Yes, the work was strenuous and emotionally challenging, but I also felt intrigued, engaged, and glad. The request to unmake her was a confirmation of my own significance, my worth. A perfect rendezvous.
So that's a story about effective action. Action for action's sake, whether powered by strange passions or merely a magical tingle. Satisfying the body's yearning to push and pull. Fluid problem-solving with amped-up perception. Falling in love with presence. Answering the call of mystery.
Feeling good comes in so many flavors. That's the trick isn't it?
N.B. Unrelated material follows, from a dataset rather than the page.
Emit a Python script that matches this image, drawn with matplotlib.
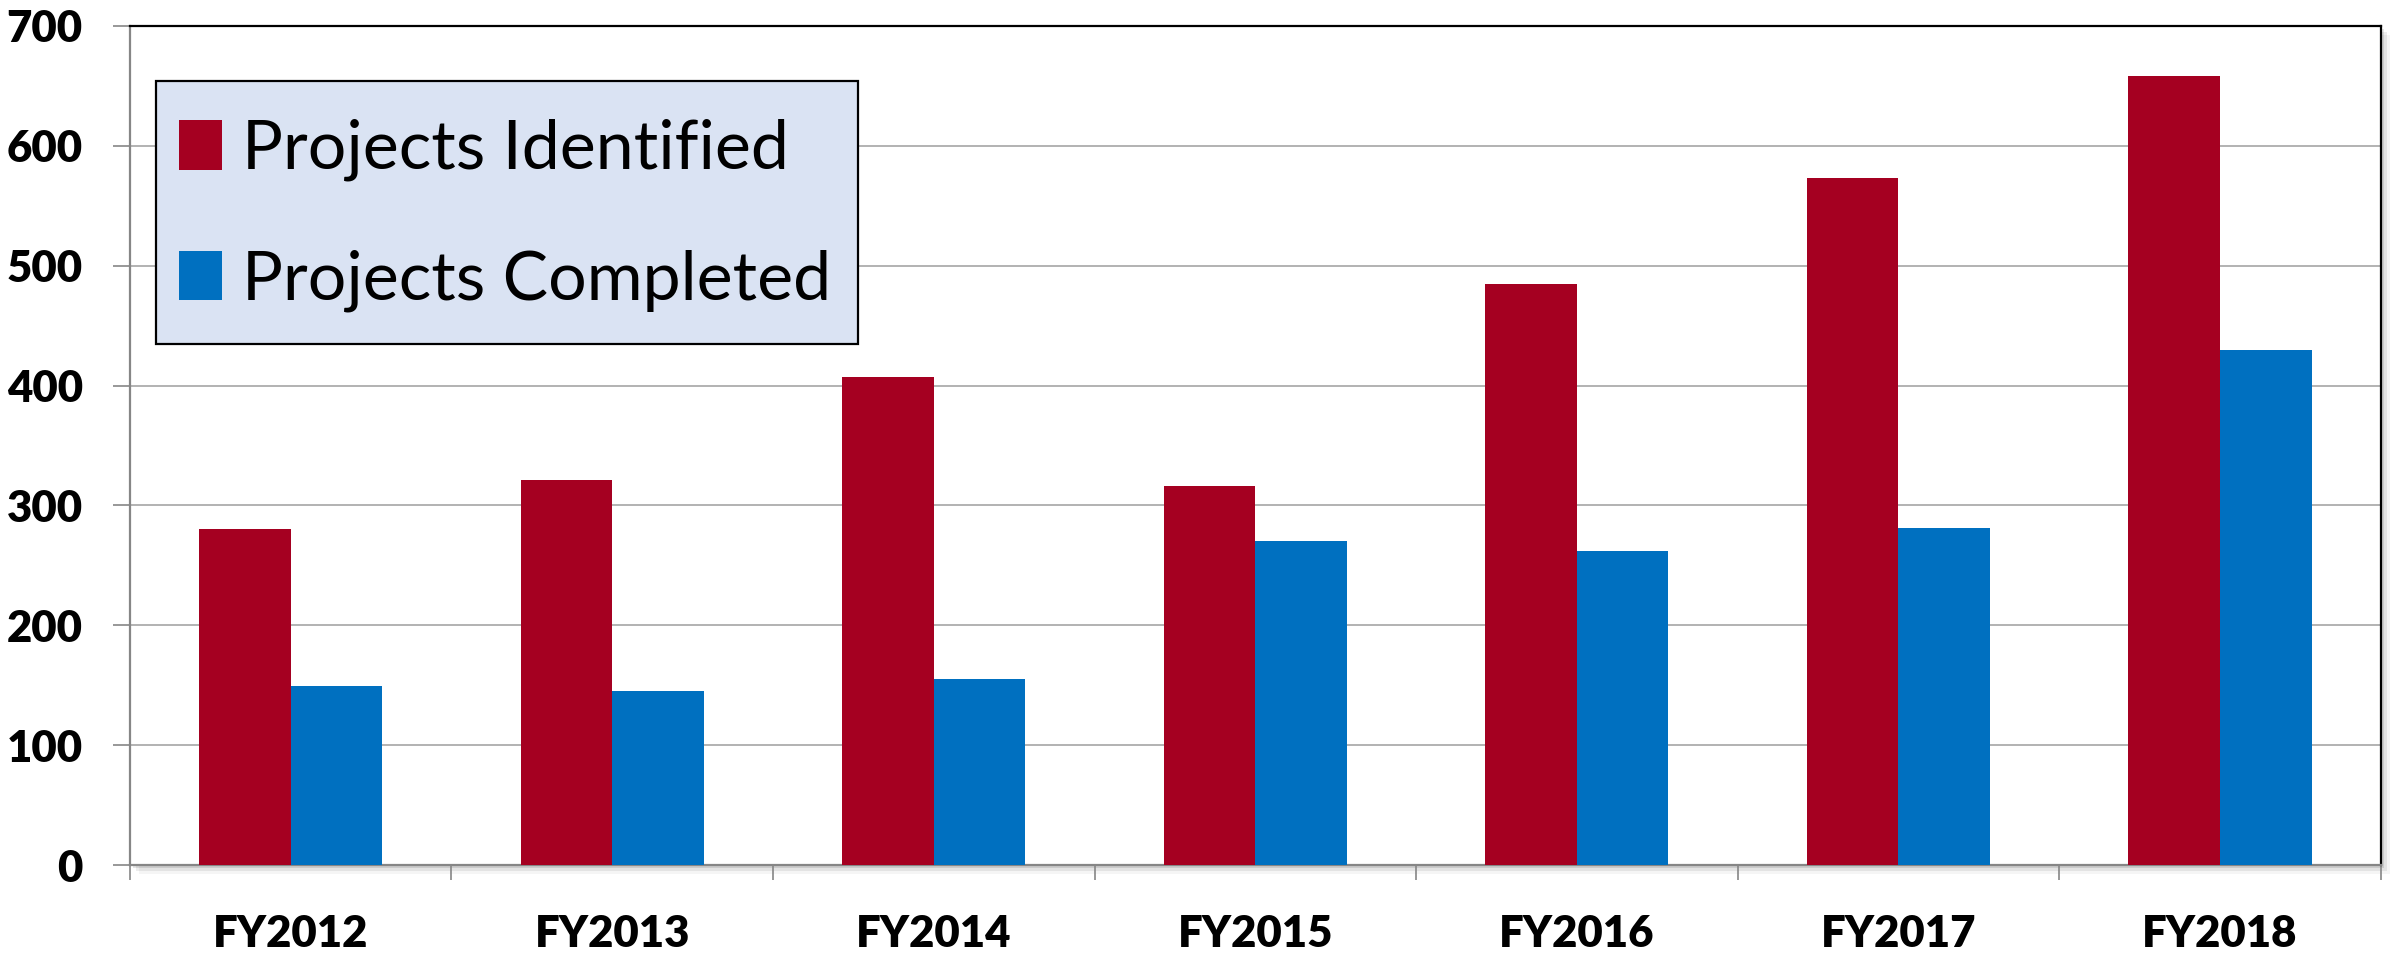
import matplotlib.pyplot as plt
import matplotlib.patches as mpatches
import numpy as np

# Datos
years = ['FY2012', 'FY2013', 'FY2014', 'FY2015', 'FY2016', 'FY2017', 'FY2018']
identified = [280, 321, 407, 316, 485, 573, 658]
completed = [149, 145, 155, 270, 262, 281, 430]

RED = '#A50021'
BLUE = '#0070C0'

fig = plt.figure(figsize=(23.97, 9.55), dpi=100)
ax = fig.add_axes([0.0542, 0.0942, 0.939, 0.8786])

# sombra del área de trazado
for i, a in enumerate([0.10, 0.07, 0.04]):
    off = (i + 1) * 3
    sh = mpatches.Rectangle((0.0542 + off / 2397, 0.0942 - off / 955), 0.939, 0.8786,
                            transform=fig.transFigure, facecolor='black', alpha=a,
                            edgecolor='none', zorder=-5)
    fig.patches.append(sh)

x = np.arange(len(years))
w = 0.285
ax.bar(x - w / 2, identified, w, color=RED, label='Projects Identified', zorder=3)
ax.bar(x + w / 2, completed, w, color=BLUE, label='Projects Completed', zorder=3)

ax.set_xlim(-0.5, len(years) - 0.5)
ax.set_ylim(0, 700)
ax.set_yticks(range(0, 701, 100))
ax.yaxis.grid(True, color='#A6A6A6', linewidth=1.2, zorder=0)
ax.set_axisbelow(True)

ax.set_xticks(x)
ax.set_xticklabels(years)
ax.set_xticks(np.arange(-0.5, len(years), 1), minor=True)
ax.tick_params(axis='x', which='major', length=0, pad=35)
ax.tick_params(axis='x', which='minor', length=11, width=1.2, color='#868686')
ax.tick_params(axis='y', length=12, width=1.2, color='#868686', pad=22)

for lab in ax.get_xticklabels() + ax.get_yticklabels():
    lab.set_fontfamily('Lato')
    lab.set_fontweight('heavy')
    lab.set_fontsize(31.5)

for s in ['top', 'right']:
    ax.spines[s].set_color('black')
    ax.spines[s].set_linewidth(1.6)
for s in ['left', 'bottom']:
    ax.spines[s].set_color('#868686')
    ax.spines[s].set_linewidth(1.6)

# caja de la leyenda dibujada aparte
caja = mpatches.Rectangle((0.0116, 0.621), 0.312, 0.3134, transform=ax.transAxes,
                          facecolor='#DAE3F3', edgecolor='black', linewidth=1.6, zorder=4)
ax.add_patch(caja)

leg = ax.legend(loc='upper left', bbox_to_anchor=(0.0097, 0.922), frameon=False,
                prop={'family': 'Lato', 'size': 49},
                handlelength=0.63, handleheight=0.75, handletextpad=0.29,
                labelspacing=1.0, borderpad=0.4, borderaxespad=0)
leg.set_zorder(5)

fig.savefig('out.png', dpi=100)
Deciding what's pain and what's pleasure, whether or not what we are experiencing is what we want. Explore this deeply and we might decide that everything feels good.
That's Daughter of Godcast Episode 112, Her. The twilight of Season Three, Summer Vacation. Dipping down into the 40s and 50s in Northern Michigan now, with big blustery winds and the trees starting to seriously color. I'm feeling like I still have a little to say about bliss and action, what completion feels like, how to keep a spark of summer inside always. Logistics to handle before we start sprinting out the last few months before Daughter of God. Appreciation for this podcast, for you who participate, for this reason to write and record. Boats are beings, too. We are all in this together.